From the Archives #2: Angelo Branduardi and Saint Francis of Assisi

I said to the brothers: why ask a thing of me, who am a great sinner? They replied: you see, for big things God always chooses the worst people! Thus they convinced me.

The centerpiece of the 2008 Festival of Art & Faith was a concert in the cathedral of Orvieto by the acclaimed Italian cross-over musician, Angelo Branduardi. Branduardi began his career in the 1970's as an Italian pop/folk singer, but turned his classical training in the direction of medieval and Renaissance music. His most recent project has been arranging texts from the primary sources about Saint Francis as a song cycle, now expanded into a mixed-media dance and theatrical performance. This work further develops his ongoing multi-disc project--Futuro antico--in which Branduardi arranges and performs medieval and Renaissance music in a spirit that renders it timely for our own age. Studio director John Skillen, co-founder of the annual Festival d'arte e fede with Alessandro Lardani, prepared this essay after Branduardi's concert.

In his notes to the first disc of the Futuro antico project, Angelo Branduardi writes:

All photo credits to Matthew Doll

All photo credits to Matthew Doll

In recent years there has been a lot of talk about the crisis of Western music. … The extraordinary progress of tonal music and its technical refinement has carried it to a sort of dead end: we are brought inside a structure so musically organized that it permits no movement forward. … This recording was made in a spirit of joy and love by amateurs, seeking a musical expression less sophisticated and more immediate, emotional, accessible. We are starting again from a distant and anti-modern past where one used to sing for birth and death, for joy and sorrow and for all the small and great facts of life, in a world equally turned towards the sacred and profane, flesh and spirit, in a profound unity.  We have, so to speak, killed the music conservatories in order to return again to the distant mystery of music as "the essence of heaven and of earth," and from this essence we have sucked life like a spider from its prey. We have returned as primitives and as children in the hope that this step backward may be the first of a hundred steps forward. Our past will thus be our future: Futuro Antico.

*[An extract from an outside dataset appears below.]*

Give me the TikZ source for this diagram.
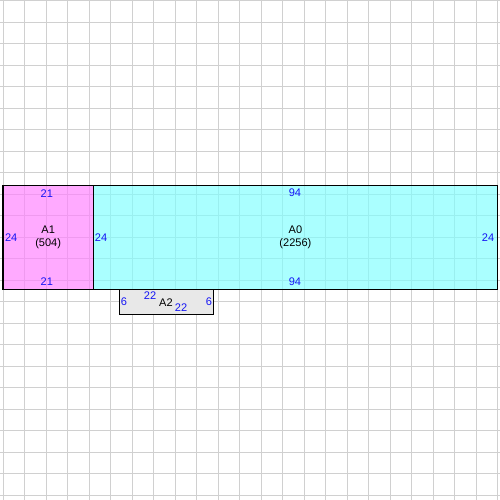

Recently, Branduardi has written on his website:

Music as we know it in the West has become like the noise of the traffic: we are aware that it exists only when it stops.  Yet thousands of years ago when music was born, it was closely linked with spirituality. The first musicians were shamans, people chosen for their capacity to communicate "with the above." To a degree, this is still the case, even though various cultures have developed very different musical traditions. Even now, for example, no one in tribal Africa would go to hear a Requiem Mass if there wasn't a real funeral for a dead person.  For many non-European cultures, music still remains closely tied to the deep issues of daily life, for which it provides profound expression.  It is not used just for distraction while driving, or as a diverting pleasure, and never as just "art." … Of this I have no doubt: that the sacred music of the pre-modern past--before the change to the modern art-for-art's-sake view of music--is the most beautiful music that has ever existed in the West; and that European sacred music has touched the highest summits and stretched the capacity of human being. What a shame that today only [a few composers such as] Arvo Pärt have succeeded again in saying extraordinary things through sacred music ... I don't want to be pessimistic; just realistic. I am not denying that even so-called light music, which has now become like a repetitive noise, may have in itself an enormous power. If only it didn't limit itself to seeking the widest possible radio play-time it could provide a living expression of our real life, and transcend the merely daily.  … In our time, however, it seems that the musician "shamans", with their capacity to communicate with the transcendent, no longer succeed in elevating the soul.

These ideas set the context for Branduardi's most recent project, the Laude of San Francesco, first as the album L'Infinitamente Piccolo (the Infinitely Small), now expanded into a mixed-media show integrating dance, actors, scenography, music.

As Branduardi has explained in interviews,

The idea for this album wasn't mine. Six years ago two Franciscan brothers came to me, asking me to write an album based on the primary texts of the Franciscan movement. Initially I didn't accept. The Church has expressed for 500 years the most sublime music ever written, and today all is reduced to a "Beat Mass." Frankly, I don't like this appeal to the merely popular, and didn't want to contribute to it. Fortunately, now there's Ratzinger, who loves Bach. 

I said to the brothers: why ask a thing of me, who am a great sinner?  They replied: you see, for big things God always chooses the worst people! Thus they convinced me.

The fact that this is such an ancient and minimal presentation makes it seem to be nearly avant-garde.  It is a bit the same paradox as in Futuro Antico: the famous step backwards before making two steps forward.

Or as Arnaldo Casali has commented in an interview with Branduardi in the newspaper L'Avvenire: "What a strange encounter: here we have the most medieval contemporary singer of Italian songs and the most modern saint of the medieval period."